There are more than oil/gas roughnecks benefiting from the growing boom in the Marcellus shale play; Pennsylvania banks are positioning themselves to share in the rewards, according to a report published in late June by an Arlington, VA-based investment bank, FBR Capital Markets.
Among the potential winners are four western Pennsylvania banks, FBR's June 27 industry update said, noting that its analysts remained "positive on the Marcellus Shale as a catalyst for banks" in the region. "All four banks are excited about the economic benefits and growth opportunities from the shale," FBR's report indicated.
The foursome highlighted is First Commonwealth, FNB Corp., Northwest Savings and S&T Bancorp. All are described by the FBR report as being "highly leveraged" to their local economies. The report based on what FBR called a "shale-centric" field trip does a county-by-county assessment of the drilling, which was considered insignificant before 2008.
By the end of 2010 more than 2,400 wells were drilled, FBR said, and it cited estimates that this year there will be another 2,200 wells drilled, a 58% jump over 2010 drilling activity. The number of wells is expected to grow each year in the Marcellus over the next 10 years, FBR's report said.
With the employment and economic benefits of the shale boom growing steadily, the four banks highlighted all see various forms of wealth management as being a growth market for them. One bank cited a Pennsylvania State University estimate that citizens in the state will collect $250 billion in royalties from Marcellus prospectors. The university estimated that drillers will spend $8-15 billion annually, assuming 2,000-3,000 new wells each year.
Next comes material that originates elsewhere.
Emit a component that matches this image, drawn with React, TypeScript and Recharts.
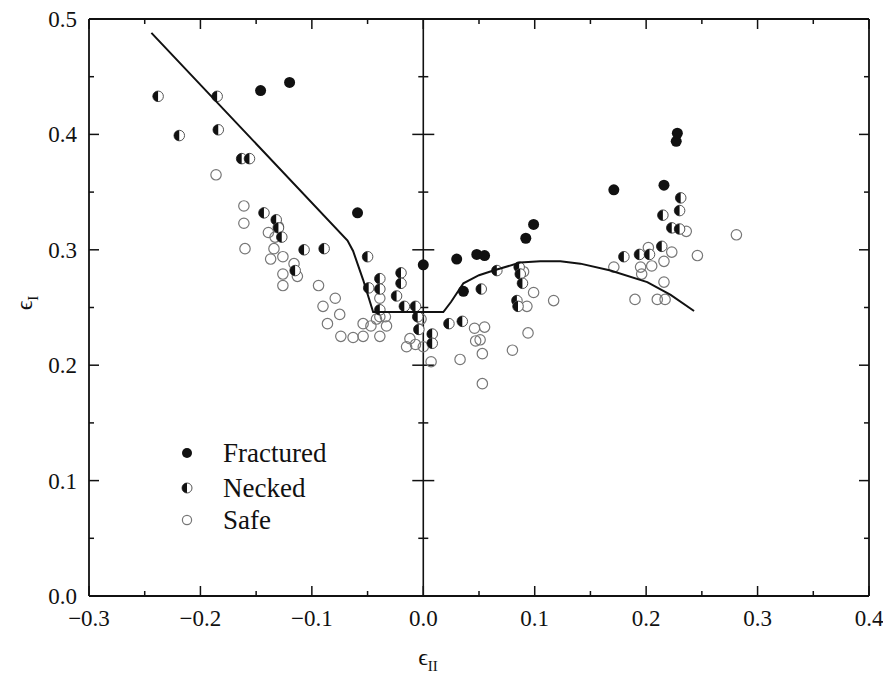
import React from 'react'
import {
  ScatterChart,
  Scatter,
  XAxis,
  YAxis,
  ReferenceLine,
  ReferenceDot,
} from 'recharts'

// strain pairs [eII, eI]
const fractured = [
  [-0.146, 0.438], [-0.12, 0.445], [-0.059, 0.332], [0.0, 0.287],
  [0.03, 0.292], [0.036, 0.264], [0.048, 0.296], [0.055, 0.295],
  [0.092, 0.31], [0.099, 0.322], [0.171, 0.352], [0.216, 0.356],
  [0.227, 0.394], [0.228, 0.401],
]

const necked = [
  [-0.238, 0.433], [-0.219, 0.399], [-0.185, 0.433], [-0.184, 0.404],
  [-0.163, 0.379], [-0.156, 0.379], [-0.143, 0.332], [-0.132, 0.326],
  [-0.13, 0.319], [-0.127, 0.311], [-0.115, 0.282], [-0.107, 0.3],
  [-0.089, 0.301], [-0.05, 0.294], [-0.049, 0.267], [-0.039, 0.275],
  [-0.039, 0.266], [-0.039, 0.248], [-0.02, 0.28], [-0.02, 0.271],
  [-0.024, 0.26], [-0.017, 0.251], [-0.007, 0.251], [-0.005, 0.242],
  [-0.004, 0.231], [0.008, 0.227], [0.008, 0.219], [0.023, 0.236],
  [0.035, 0.238], [0.052, 0.266], [0.066, 0.282], [0.086, 0.285],
  [0.087, 0.279], [0.089, 0.271], [0.084, 0.256], [0.085, 0.251],
  [0.18, 0.294], [0.194, 0.296], [0.203, 0.296], [0.214, 0.303],
  [0.215, 0.33], [0.223, 0.319], [0.23, 0.318], [0.23, 0.334],
  [0.231, 0.345],
]

const safe = [
  [-0.186, 0.365], [-0.161, 0.338], [-0.161, 0.323], [-0.16, 0.301],
  [-0.139, 0.315], [-0.133, 0.311], [-0.134, 0.301], [-0.13, 0.32],
  [-0.137, 0.292], [-0.126, 0.294], [-0.116, 0.288], [-0.113, 0.277],
  [-0.126, 0.279], [-0.126, 0.269], [-0.094, 0.269], [-0.09, 0.251],
  [-0.086, 0.236], [-0.079, 0.258], [-0.075, 0.244], [-0.074, 0.225],
  [-0.063, 0.224], [-0.054, 0.225], [-0.054, 0.236], [-0.047, 0.234],
  [-0.039, 0.225], [-0.033, 0.234], [-0.039, 0.242], [-0.042, 0.24],
  [-0.034, 0.242], [-0.039, 0.258], [-0.002, 0.24], [-0.012, 0.223],
  [-0.015, 0.216], [-0.007, 0.218], [0.0, 0.216], [0.007, 0.203],
  [0.033, 0.205], [0.046, 0.232], [0.055, 0.233], [0.047, 0.221],
  [0.051, 0.222], [0.053, 0.21], [0.053, 0.184], [0.08, 0.213],
  [0.094, 0.228], [0.093, 0.251], [0.09, 0.281], [0.099, 0.263],
  [0.117, 0.256], [0.171, 0.285], [0.19, 0.257], [0.195, 0.285],
  [0.196, 0.279], [0.202, 0.302], [0.205, 0.286], [0.21, 0.257],
  [0.216, 0.29], [0.216, 0.272], [0.217, 0.257], [0.223, 0.298],
  [0.236, 0.316], [0.246, 0.295], [0.281, 0.313],
]

// forming limit curve
const limitCurve = [
  [-0.244, 0.488], [-0.068, 0.308], [-0.063, 0.299], [-0.054, 0.274],
  [-0.045, 0.246], [0.018, 0.246], [0.025, 0.255], [0.036, 0.271],
  [0.05, 0.278], [0.063, 0.282], [0.087, 0.289], [0.105, 0.29],
  [0.123, 0.29], [0.141, 0.288], [0.168, 0.282], [0.201, 0.272],
  [0.222, 0.261], [0.243, 0.247],
]

const xTicks = [-0.3, -0.25, -0.2, -0.15, -0.1, -0.05, 0, 0.05, 0.1, 0.15, 0.2, 0.25, 0.3, 0.35, 0.4]
const yTicks = [0, 0.05, 0.1, 0.15, 0.2, 0.25, 0.3, 0.35, 0.4, 0.45, 0.5]
const zeroLineTicks = yTicks.filter(v => v > 0 && v < 0.5)

const FONT = "'Liberation Serif', 'DejaVu Serif', 'Times New Roman', serif"
const INK = '#111'
const textStyle = { fontFamily: FONT }

const toPts = (arr: number[][]) => arr.map(([x, y]) => ({ x, y }))
const isMajor = (v: number) => Math.abs(Math.round(v * 10) - v * 10) < 1e-6
const fmt = (v: number) => (v < 0 ? '\u2212' : '') + Math.abs(v).toFixed(1)

const BottomTick = ({ x, y, payload }: any) => {
  const major = isMajor(payload.value)
  return (
    <g>
      <line x1={x} x2={x} y1={y} y2={y - (major ? 10 : 5)} stroke={INK} strokeWidth={1.5} />
      {major && (
        <text x={x} y={y + 30} textAnchor="middle" fontSize={23} style={textStyle} fill={INK}>
          {fmt(payload.value)}
        </text>
      )}
    </g>
  )
}

const TopTick = ({ x, y, payload }: any) => {
  const major = isMajor(payload.value)
  return <line x1={x} x2={x} y1={y} y2={y + (major ? 10 : 5)} stroke={INK} strokeWidth={1.5} />
}

const LeftTick = ({ x, y, payload }: any) => {
  const major = isMajor(payload.value)
  return (
    <g>
      <line x1={x} x2={x + (major ? 10 : 5)} y1={y} y2={y} stroke={INK} strokeWidth={1.5} />
      {major && (
        <text x={x - 12} y={y + 8} textAnchor="end" fontSize={23} style={textStyle} fill={INK}>
          {payload.value.toFixed(1)}
        </text>
      )}
    </g>
  )
}

const RightTick = ({ x, y, payload }: any) => {
  const major = isMajor(payload.value)
  return <line x1={x} x2={x - (major ? 10 : 5)} y1={y} y2={y} stroke={INK} strokeWidth={1.5} />
}

const FilledDot = ({ cx, cy, r = 5.5 }: any) => <circle cx={cx} cy={cy} r={r} fill={INK} />

const HalfDot = ({ cx, cy, r = 5.3 }: any) => (
  <g>
    <circle cx={cx} cy={cy} r={r} fill="#fff" stroke="#555" strokeWidth={1} />
    <path d={`M${cx},${cy - r} A${r},${r} 0 0 0 ${cx},${cy + r} Z`} fill={INK} />
  </g>
)

const OpenDot = ({ cx, cy, r = 5.2 }: any) => (
  <circle cx={cx} cy={cy} r={r} fill="#fff" fillOpacity={0} stroke="#777" strokeWidth={1.2} />
)

const CrossTick = ({ cx, cy, payload }: any) => {
  const half = isMajor(payload?.y ?? 0) ? 11 : 5
  return <line x1={cx - half} x2={cx + half} y1={cy} y2={cy} stroke={INK} strokeWidth={1.5} />
}

const legendItems = [
  { label: 'Fractured', Shape: FilledDot },
  { label: 'Necked', Shape: HalfDot },
  { label: 'Safe', Shape: OpenDot },
]
const legendRows = [453, 488, 520]

const axisLine = { stroke: INK, strokeWidth: 1.8 }

export default function App() {
  return (
    <div style={{ position: 'absolute', left: 0, top: 0, width: 883, height: 685, background: '#fff' }}>
      <ScatterChart width={883} height={685} margin={{ top: 18, right: 13, bottom: 88, left: 88 }}>
        <XAxis
          type="number"
          dataKey="x"
          domain={[-0.3, 0.4]}
          ticks={xTicks}
          interval={0}
          height={1}
          tickSize={0}
          tickMargin={0}
          tickLine={false}
          axisLine={axisLine}
          tick={(p: any) => <BottomTick {...p} />}
          allowDataOverflow
        />
        <XAxis
          xAxisId="top"
          orientation="top"
          type="number"
          dataKey="x"
          domain={[-0.3, 0.4]}
          ticks={xTicks}
          interval={0}
          height={1}
          tickSize={0}
          tickMargin={0}
          tickLine={false}
          axisLine={axisLine}
          tick={(p: any) => <TopTick {...p} />}
          allowDataOverflow
        />
        <YAxis
          type="number"
          dataKey="y"
          domain={[0, 0.5]}
          ticks={yTicks}
          interval={0}
          width={1}
          tickSize={0}
          tickMargin={0}
          tickLine={false}
          axisLine={axisLine}
          tick={(p: any) => <LeftTick {...p} />}
          allowDataOverflow
        />
        <YAxis
          yAxisId="right"
          orientation="right"
          type="number"
          dataKey="y"
          domain={[0, 0.5]}
          ticks={yTicks}
          interval={0}
          width={1}
          tickSize={0}
          tickMargin={0}
          tickLine={false}
          axisLine={axisLine}
          tick={(p: any) => <RightTick {...p} />}
          allowDataOverflow
        />
        <ReferenceLine x={0} stroke={INK} strokeWidth={1.6} />
        {zeroLineTicks.map(v => (
          <ReferenceDot
            key={v}
            x={0}
            y={v}
            shape={(p: any) => <CrossTick {...p} payload={{ y: v }} />}
          />
        ))}
        <Scatter name="Safe" data={toPts(safe)} shape={(p: any) => <OpenDot {...p} />} isAnimationActive={false} />
        <Scatter name="Necked" data={toPts(necked)} shape={(p: any) => <HalfDot {...p} />} isAnimationActive={false} />
        <Scatter name="Fractured" data={toPts(fractured)} shape={(p: any) => <FilledDot {...p} />} isAnimationActive={false} />
        <Scatter
          name="Limit"
          data={toPts(limitCurve)}
          line={{ stroke: INK, strokeWidth: 2 }}
          lineType="joint"
          shape={() => <g />}
          isAnimationActive={false}
        />
      </ScatterChart>
      <svg
        width={883}
        height={685}
        style={{ position: 'absolute', left: 0, top: 0, pointerEvents: 'none' }}
      >
        {legendItems.map(({ label, Shape }, i) => (
          <g key={label}>
            <Shape cx={187} cy={legendRows[i]} r={label === 'Safe' ? 4.6 : 5} />
            <text x={223} y={legendRows[i] + 9} fontSize={27} style={textStyle} fill={INK}>
              {label}
            </text>
          </g>
        ))}
        <text x={428} y={665} textAnchor="middle" fontSize={24} style={textStyle} fill={INK}>
          {'\u03F5'}
          <tspan dy={6} fontSize={15}>II</tspan>
        </text>
        <text transform="translate(32,303) rotate(-90)" textAnchor="middle" fontSize={24} style={textStyle} fill={INK}>
          {'\u03F5'}
          <tspan dy={6} fontSize={15}>I</tspan>
        </text>
      </svg>
    </div>
  )
}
At a time when banking is struggling to grow as an industry in the ongoing recessionary economy, the Pennsylvania banks are finding a growth engine in the shale boom, FBR said, while cautioning that this is what it called "a long-term catalyst" for the banks.
"Wealth management seems to be one of the greatest opportunities for these banks given the significant, long-tailed annuity stream of payments that landowners receive," FBR analysts said. They said FNB and First Commonwealth are their favorites, both being rated to "outperform" expectations.
FBR said the emphasis among the banks is that the Marcellus play is still in its early stages. Competition from larger banks outside the area is coming as Merrill Lynch and US Trust units have been making a push into shale markets. S&T Bancorp indicated to FBR that it welcomes the competition.
"Northwest is very excited about the shale, and considers it a tremendous opportunity, but [it] noted that drilling has only just begun, and many landowners in its market have yet to sign leases on their mineral/gas rights," said FBR, noting that Northwest's footprint is farther north of the other three banks.